Crash was a British magazine specialised on the ZX Spectrum home computer, that run from February 1984 to April 1992.

There were a healthy number of magazines back then, and the speccy had very good coverage with several publications dedicated to it, but Crash was one of the most popular –if not the most!– in the UK.

Crash was already back with us, to some capacity, in the form of an annual. But more recently, the same publisher has launched a bi-monthly 60 pages publication in A5: Crash Magazine.

You can buy specific issues from the publisher’s website, or subscribe via Patreon –that has the option for PDF as well–.

I’ve subscribed and read the first two numbers, and I like it very much.

Feb 2021

The cover of Issue #2

Looking at the last number (Feb 2021, using the cover of the second issue of the original Crash magazine!), there are three features (Cover crackers, Crash investigates and Crash back), three articles (Simon Buttler’s screens, Dreamworld Poggie, Software house capers), all the regular sections (Editorial, Lloyd Mangram’s Forum –reader letters–, Adventure trail, Nick Robert’s playing tips, Preview and Sign off), and lots of reviews of new games!

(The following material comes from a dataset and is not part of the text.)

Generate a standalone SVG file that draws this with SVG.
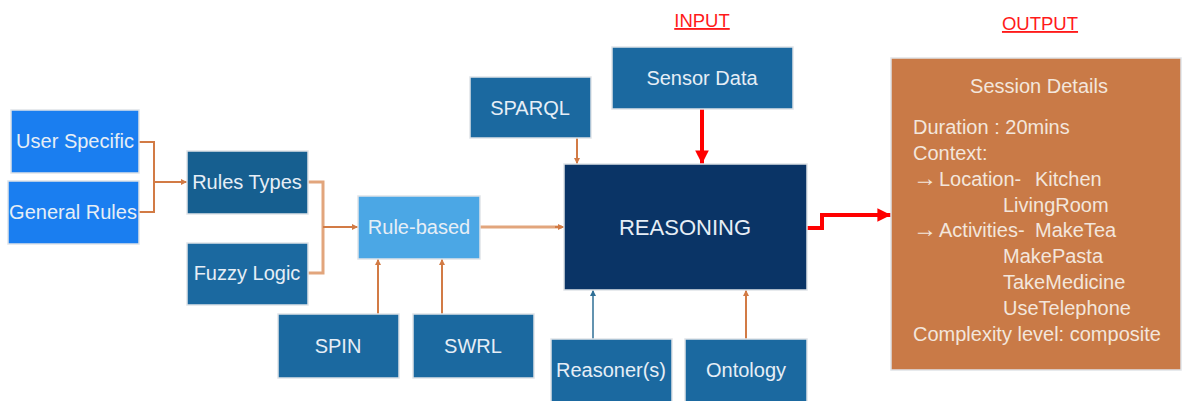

I already liked the annuals (I have 2018 and 2019), and this new Crash keeps the good things, and builds on top of them in a shorter and more immediate format.

The reviews are nice and balanced –mostly notable games, why would you like to review a bad game when most of the new releases are free to download and play?–, with the right tone and attitude. The regular sections have a nice “back in the day” feel to them, and the articles are also a good read.

There is some coverage of the ZX Spectrum Next as well, that I must confess I’ve been mostly ignoring until now; and overall I can’t find anything to improve. I couldn’t enjoy the original magazine back in the day, but I’ve been flicking through its pages on archive.org, and this Crash Micro Action feels like a good spiritual successor.

Anyway, I know it sounds crazy that we can still play new games for our loved 8-bit machines, but I must confess that reading a new number of Crash in 2021 was totally unexpected!